I would direct more of the funding straight into school, particularly elementary schools. I would give some funding for individual artists to utterly non-controversial people, like quilters. For artists that create art with a potential payoff, I would not give them grants, I would make investments. I would offer them funding in return for an equity stake in their project. Any profits that are made from these investments would be returned to the funding pot.
For example, J.K. Rowling won a grant for 8,000 pounds from the Scottish Arts Council so she could continue writing the Harry Potter books. Imagine if they received even 2% of her royalties? That would probably fund the Scottish Arts Council for the next decade.
There are several elements of this debate that are always overlooked. We already subsidize the arts in lots of ways. The fact that contributions to arts organizations are tax deductible generates far more income for the arts than the NEA ever will. The same is true of contributions to educational organizations. Everybody in film school pays for their thesis project films with charitable contributions.
Corporations also subsidize the arts in indirect ways. Lots of movie and TV stars appear on stage in live theater productions. Financially, this makes no sense. Gwyneth Paltrow can make more money in one day on a film set than she can make in a month on Broadway.

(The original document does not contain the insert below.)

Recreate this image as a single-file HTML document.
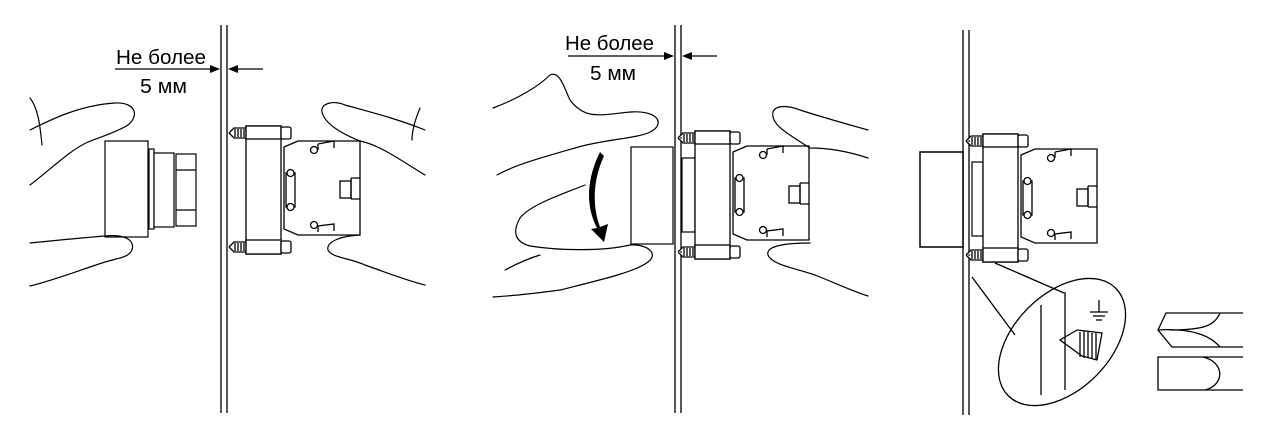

Of course, if Gwyneth Paltrow is in a play on Broadway, the play will make more money than it will with a non-Oscar winning actress, so it's great for the play's producers. But why does Gwyneth Paltrow or Al Pacino or Laurence Fishburne do theater? Because it's much more fun, and sometimes much more artistically rewarding, than a film. An actress on a film set may be there for 12 hours a day, but will probably only record one minute of dialogue, and may actually only work for a couple of hours a day - the rest is spent setting up the lights, the cameras, the set, etc. In theater, actors spent most of their time actually acting.
Try this experiment: walk through a large bookstore, say Borders or Barnes and Noble. Almost all of them have pictures on the cover. Artists were paid to create those. Many of those artists will take the money they make from designing book jackets and create their own art. Sort of like Gwyneth Paltrow.
And it isn't just the Gwyneth Paltrows and Jeremy Pivens in the movie and TV industries who will take advantage of their large paychecks to fulfill their own artistic ambitions. See the list of 500 people in the credits in your average blockbuster? A quarter of those people may have screenplays they're trying to sell. Some of them might be aspiring directors who have directed short films. Some of them probably play in a band.
So that's what I would do if I ran the NEA: give money to museums and orchestras, the kind of groups that benefit a large number of people, and then give money to kids, because the return on investment when you inspire a child to be more creative is incalculable.
But I wouldn't worry too much about the adults. In a world of 500 cable channels, satellite radio, hundreds of millions of Web sites and cheap video cameras, I'm not worried about the state of the arts in the United States. I agree with Rachel Maddow, but I think the best thing the government can do promote the arts in this country is insure that we have the freedom necessary to express ourselves, keep the economy going, make sure every kid gets the best possible education, and then get the hell out of the way.